For Delta State and the broader Niger Delta, the test will be whether this incident produces concrete action: arrests, prosecutions, survivor support, and visible changes to festival or community governance protocols. If it does not, the NDDA statement will join a growing archive of condemnations that did not translate into institutional change.
Why leaders can no longer downplay
The phrase “leaders can no longer downplay” in the title reflects a political reality. Gender-based violence has become a litmus issue for legitimacy—domestically, regionally, and in the eyes of international partners. Nigeria’s government and state actors face pressure from UN Women, civil society coalitions, and a younger generation that increasingly rejects impunity for sexual violence. Downplaying or deflecting is no longer cost-free.

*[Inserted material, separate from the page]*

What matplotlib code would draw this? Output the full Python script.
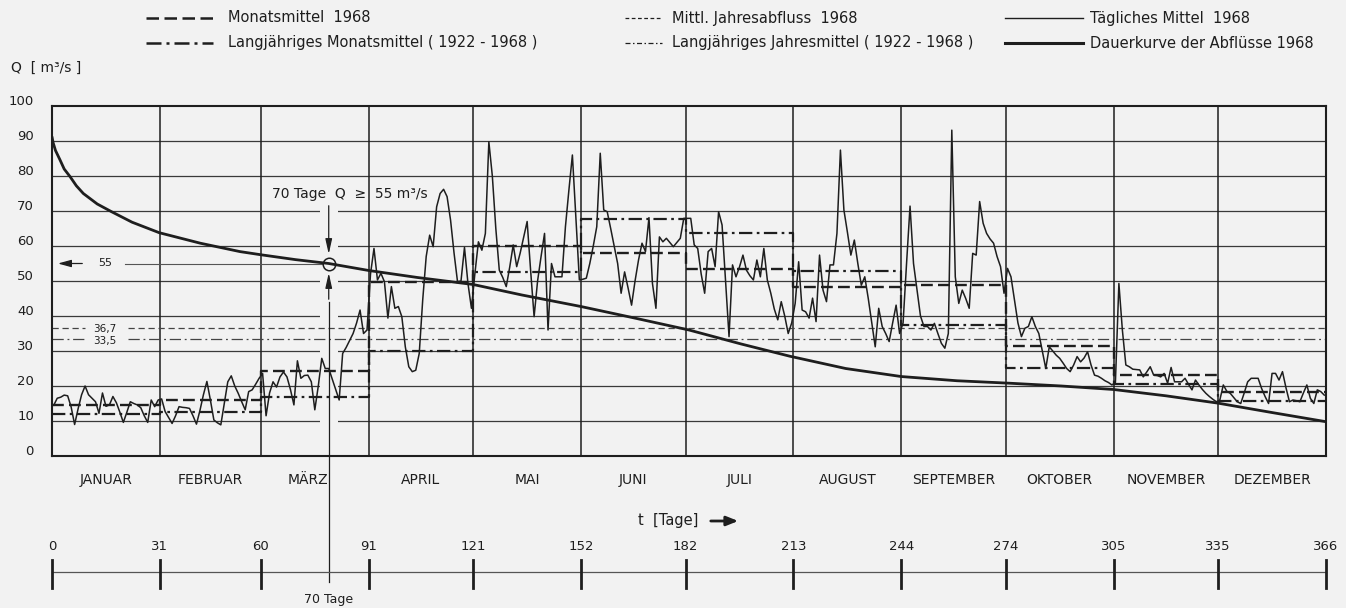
import matplotlib
matplotlib.use("Agg")
import matplotlib.pyplot as plt
import numpy as np
from matplotlib.transforms import blended_transform_factory
from matplotlib.lines import Line2D
from matplotlib.patches import Rectangle, FancyArrowPatch

# ---------------- data ----------------
months = ["JANUAR", "FEBRUAR", "MÄRZ", "APRIL", "MAI", "JUNI", "JULI",
          "AUGUST", "SEPTEMBER", "OKTOBER", "NOVEMBER", "DEZEMBER"]
month_days = [31, 29, 31, 30, 31, 30, 31, 31, 30, 31, 30, 31]
day_ticks = [0, 31, 60, 91, 121, 152, 182, 213, 244, 274, 305, 335, 366]

monthly_mean_1968 = [14.5, 16.0, 24.3, 49.8, 60.0, 58.0, 53.3, 48.4, 49.0, 31.4, 23.1, 18.4]
monthly_mean_longterm = [12.0, 12.7, 16.8, 30.0, 52.7, 67.7, 63.8, 52.9, 37.5, 25.2, 20.6, 15.8]
annual_mean_1968 = 36.7
annual_mean_longterm = 33.5

daily_jan = [14.5, 16.5, 16.8, 17.4, 17.2, 14.0, 9.0, 13.5, 17.5, 20.0, 17.5, 16.5, 15.5, 12.2, 18.0,
             14.2, 14.6, 17.0, 15.2, 12.5, 9.6, 12.5, 15.5, 15.0, 14.6, 13.8, 11.5, 9.6, 16.0, 14.1, 16.0]
daily_feb = [16.3, 12.7, 11.0, 9.3, 11.5, 14.1, 13.9, 13.8, 13.6, 11.5, 9.1, 13.0, 17.5, 21.3, 16.0,
             10.3, 9.5, 8.9, 15.0, 21.2, 22.9, 20.0, 17.9, 15.5, 13.2, 18.4, 18.9, 20.5, 22.2]
daily_mar = [23.6, 11.5, 18.0, 21.2, 19.7, 22.6, 24.0, 22.6, 19.0, 14.6, 27.2, 22.2, 23.0, 23.1, 21.2,
             13.2, 20.0, 27.9, 25.0, 25.0, 22.0, 19.0, 16.0, 29.3, 31.0, 33.0, 35.0, 38.0, 41.7, 35.0, 36.0]
daily_apr = [52.0, 59.3, 50.3, 52.2, 49.8, 39.4, 48.4, 42.2, 42.7, 39.8, 31.2, 25.5, 24.1, 24.5, 29.3,
             44.6, 57.0, 63.1, 59.8, 71.2, 75.0, 76.2, 74.1, 67.4, 58.0, 49.8, 50.0, 59.6, 49.3, 42.2]
daily_may = [52.2, 61.2, 58.8, 63.6, 89.8, 80.0, 65.0, 53.1, 51.0, 48.4, 54.0, 60.3, 54.1, 58.0, 62.5,
             67.0, 53.0, 39.8, 50.0, 57.0, 63.6, 36.0, 55.0, 51.2, 51.2, 51.2, 65.5, 76.0, 86.0, 68.0, 50.3]
daily_jun = [50.5, 50.8, 55.0, 60.0, 65.5, 86.5, 70.3, 69.8, 65.0, 60.0, 55.0, 46.5, 52.6, 48.0, 43.1,
             50.0, 56.0, 60.8, 58.4, 68.1, 49.3, 42.2, 62.6, 61.2, 62.2, 61.0, 59.8, 61.0, 62.2, 67.9]
daily_jul = [67.9, 67.9, 60.3, 59.3, 52.0, 46.5, 58.4, 59.3, 54.1, 69.8, 66.0, 50.0, 34.1, 54.6, 51.2,
             54.0, 57.4, 53.1, 51.5, 50.3, 56.0, 51.2, 59.3, 50.3, 46.5, 42.0, 38.9, 44.1, 40.0, 35.0, 38.0]
daily_aug = [43.6, 55.5, 41.7, 41.2, 39.4, 45.1, 38.4, 57.4, 47.4, 44.1, 54.6, 54.6, 63.6, 87.4, 70.3,
             64.0, 57.4, 61.7, 55.0, 48.8, 51.2, 45.0, 38.0, 31.2, 42.2, 37.0, 35.0, 32.7, 38.0, 43.1, 35.0]
daily_sep = [38.0, 55.0, 71.4, 55.0, 47.4, 40.0, 37.0, 37.0, 36.0, 37.9, 35.0, 32.2, 30.8, 35.0, 93.1,
             51.2, 43.6, 47.4, 45.0, 42.2, 57.9, 57.4, 72.7, 66.5, 63.6, 62.0, 60.8, 57.0, 54.1, 46.5]
daily_oct = [53.6, 51.2, 44.6, 38.0, 34.1, 36.5, 37.0, 39.8, 37.0, 35.0, 30.0, 25.0, 31.2, 30.0, 28.8,
             27.9, 26.5, 25.0, 24.1, 26.0, 28.4, 26.9, 28.0, 29.8, 26.0, 23.1, 22.8, 22.2, 21.5, 21.0, 20.3]
daily_nov = [21.0, 49.3, 36.0, 26.0, 25.5, 24.8, 24.7, 24.6, 22.6, 24.0, 25.5, 23.1, 23.0, 22.6, 23.6,
             20.8, 25.3, 21.2, 21.2, 21.2, 22.2, 20.5, 18.9, 21.7, 20.3, 19.0, 17.9, 17.0, 16.2, 15.5]
daily_dec = [16.0, 20.3, 18.5, 17.9, 16.7, 15.5, 15.0, 18.0, 21.2, 22.2, 22.2, 22.2, 19.3, 17.0, 15.0,
             23.6, 23.6, 21.7, 24.1, 19.5, 15.5, 16.0, 15.8, 15.5, 18.0, 20.3, 16.5, 15.0, 18.9, 18.4, 17.4]

duration_days = [0, 0.3, 1.0, 2.3, 3.5, 5.2, 7.0, 9.0, 13.0, 17.1, 23.0, 30.8, 42.6, 54.0, 60.0,
                 70.0, 79.5, 91, 105, 121, 135, 152, 167, 183, 198, 212, 228, 244, 260, 275, 290,
                 305, 320, 335, 350, 366]
duration_q = [91.2, 89.6, 87.3, 84.6, 82.0, 79.8, 77.2, 75.0, 72.0, 69.8, 66.8, 63.8, 60.8, 58.4, 57.5,
              56.1, 55.0, 53.0, 51.0, 49.0, 46.0, 42.7, 39.5, 36.0, 32.0, 28.5, 25.0, 22.7, 21.5,
              20.8, 20.0, 19.0, 17.2, 15.1, 12.5, 9.8]

threshold_q = 55
threshold_days_label = "70 Tage"
threshold_x = 79.5  # where the reference draws the marker

# ---------------- styling ----------------
W, H = 1346, 608
BG = "#f2f2f2"
INK = "#1e1e1e"
GRID = "#3a3a3a"
plt.rcParams["font.family"] = ["DejaVu Sans"]

fig = plt.figure(figsize=(W / 100, H / 100), dpi=100)
fig.patch.set_facecolor(BG)


def fx(px):
    return px / W


def fy(py):
    return 1 - py / H


ax = fig.add_axes([fx(52), fy(456), fx(1326) - fx(52), fy(106) - fy(456)])
ax.set_facecolor(BG)
ax.set_xlim(0, 366)
ax.set_ylim(0, 100)
ax.set_xticks([])
ax.set_yticks([])
for s in ax.spines.values():
    s.set_linewidth(1.5)
    s.set_color(INK)

bounds = np.cumsum([0] + month_days)
tY = blended_transform_factory(fig.transFigure, ax.transData)
tX = blended_transform_factory(ax.transData, fig.transFigure)

# grid
for v in range(10, 100, 10):
    ax.axhline(v, color=GRID, lw=0.9, zorder=1)
for b in bounds[1:-1]:
    ax.axvline(b, color=INK, lw=1.1, zorder=1)
ax.add_patch(Rectangle((threshold_x - 2.6, 0.3), 5.2, 74, color=BG, zorder=1.5, lw=0))

# y labels
for v in range(0, 101, 10):
    fig.text(fx(34), v + 1.15, str(v), transform=tY, ha="right", va="center",
             fontsize=9.5, color=INK)

# annual lines with label gaps
for val, ls, lab, dy in [(annual_mean_1968, (0, (5, 3)), "36,7", -0.3),
                         (annual_mean_longterm, (0, (9, 3, 1.5, 3)), "33,5", -0.7)]:
    ax.plot([0, 9.5], [val, val], color="#444444", lw=0.9, ls=ls, zorder=2)
    ax.plot([21.8, 366], [val, val], color="#444444", lw=0.9, ls=ls, zorder=2)
    ax.text(15.3, val + dy, lab, ha="center", va="center", fontsize=7.5, color=INK, zorder=3)

# monthly means as steps
ax.step(bounds, monthly_mean_1968 + [monthly_mean_1968[-1]], where="post",
        color=INK, lw=1.7, ls=(0, (5, 2.2)), zorder=3)
ax.step(bounds, monthly_mean_longterm + [monthly_mean_longterm[-1]], where="post",
        color=INK, lw=1.6, ls=(0, (6, 2, 1.2, 2)), zorder=3)

# daily
daily = (daily_jan + daily_feb + daily_mar + daily_apr + daily_may + daily_jun +
         daily_jul + daily_aug + daily_sep + daily_oct + daily_nov + daily_dec)
days = np.arange(len(daily)) + 0.5
ax.plot(days, daily, color=INK, lw=1.1, zorder=4)

# duration curve
ax.plot(duration_days, duration_q, color=INK, lw=2.0, zorder=5, solid_capstyle="round",
        solid_joinstyle="round")

# threshold annotations
ax.plot([threshold_x], [threshold_q], marker="o", ms=9, mfc="none", mec=INK, mew=1.1, zorder=6)
ax.annotate("", xy=(0.9, threshold_q), xytext=(9.5, threshold_q),
            arrowprops=dict(arrowstyle="-|>,head_length=0.8,head_width=0.22", color=INK, lw=0.9),
            zorder=6)
ax.text(15.3, threshold_q, str(threshold_q), ha="center", va="center", fontsize=8, color=INK)
ax.plot([21.0, threshold_x - 2.0], [threshold_q, threshold_q], color="#555555", lw=0.8, zorder=2)
ax.annotate("", xy=(threshold_x, threshold_q + 1.9), xytext=(threshold_x, 72.3),
            arrowprops=dict(arrowstyle="-|>,head_length=0.9,head_width=0.2", color=INK, lw=0.9))
ax.annotate("", xy=(threshold_x, threshold_q - 1.9), xytext=(threshold_x, 44),
            arrowprops=dict(arrowstyle="-|>,head_length=0.9,head_width=0.2", color=INK, lw=0.9))
fig.add_artist(Line2D([threshold_x, threshold_x],
                      [fy(456) + 0.44 * (fy(106) - fy(456)), fy(582)],
                      transform=tX, color=INK, lw=0.9))
ax.text(63.2, 74.9, "70 Tage  Q  \u2265  55 m\u00b3/s", ha="left", va="center",
        fontsize=10, color=INK)

# month labels
mids = (bounds[:-1] + bounds[1:]) / 2
for m, xm in zip(months, mids):
    off = -2.0 if m == "MÄRZ" else 0
    fig.text(xm + off, fy(480), m, transform=tX, ha="center", va="center",
             fontsize=10, color=INK)

# t [Tage] arrow
fig.text(fx(668), fy(520), "t  [Tage]", ha="center", va="center", fontsize=10.5, color=INK)
fig.add_artist(FancyArrowPatch((fx(708), fy(521)), (fx(741), fy(521)),
                               transform=fig.transFigure,
                               arrowstyle="-|>,head_length=7,head_width=2.8",
                               color=INK, lw=2.0))

# bottom day axis
fig.add_artist(Line2D([0, 366], [fy(572), fy(572)], transform=tX, color="#555555", lw=0.9))
for d in day_ticks:
    fig.add_artist(Line2D([d, d], [fy(560), fy(588)], transform=tX, color=INK, lw=2.0))
    fig.text(d, fy(546), str(d), transform=tX, ha="center", va="center",
             fontsize=9.5, color=INK)
fig.text(threshold_x, fy(599), threshold_days_label, transform=tX, ha="center", va="center",
         fontsize=9, color=INK)

# legend (manual)
leg = [
    (146, 213, 18, dict(lw=1.8, ls=(0, (5, 2.2))), 228, "Monatsmittel  1968"),
    (146, 213, 43, dict(lw=1.8, ls=(0, (6, 2, 1.2, 2))), 228, "Langjähriges Monatsmittel ( 1922 - 1968 )"),
    (625, 662, 18, dict(lw=0.9, ls=(0, (3, 2))), 672, "Mittl. Jahresabfluss  1968"),
    (625, 662, 43, dict(lw=0.9, ls=(0, (4, 2, 1.2, 2))), 672, "Langjähriges Jahresmittel ( 1922 - 1968 )"),
    (1005, 1083, 18, dict(lw=1.0, ls="-"), 1090, "Tägliches Mittel  1968"),
    (1005, 1083, 43, dict(lw=2.2, ls="-"), 1090, "Dauerkurve der Abflüsse 1968"),
]
for x0, x1, yy, st, tx, label in leg:
    fig.add_artist(Line2D([fx(x0), fx(x1)], [fy(yy), fy(yy)], transform=fig.transFigure,
                          color=INK, **st))
    fig.text(fx(tx), fy(yy), label, ha="left", va="center", fontsize=10.5, color=INK)

fig.text(fx(11), fy(68), "Q  [ m\u00b3/s ]", ha="left", va="center", fontsize=10, color=INK)

fig.savefig("out.png", dpi=100, facecolor=BG)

The NDDA’s intervention adds to that pressure. By naming the incident, the location, and the institutional gap, the group has created a traceable demand for accountability. The question is whether state and traditional leaders will respond with visible action or with the kind of silence that has historically allowed such incidents to fade from public discourse.
What this means going forward
Ozoro is one incident. The precedent break is whether it becomes a turning point for how Niger Delta institutions handle gender-based violence—or another data point in a pattern of inadequate response. The Independent Newspaper Nigeria report has given the story visibility. The NDDA has given it a demand structure. The remaining variable is institutional follow-through.
The role of media and civil society coordination
When local outlets such as Independent Newspaper Nigeria cover civil society statements promptly, they create a public record that can be referenced in follow-up reporting, parliamentary inquiries, and donor conversations. That record matters because incidents in smaller towns often fade from national headlines within days. Sustained visibility depends on coordination: civil society releases the statement, media reports it, and advocacy networks amplify the demand. The Ozoro case will test whether that chain holds and whether Delta State authorities feel compelled to respond before the next news cycle moves on.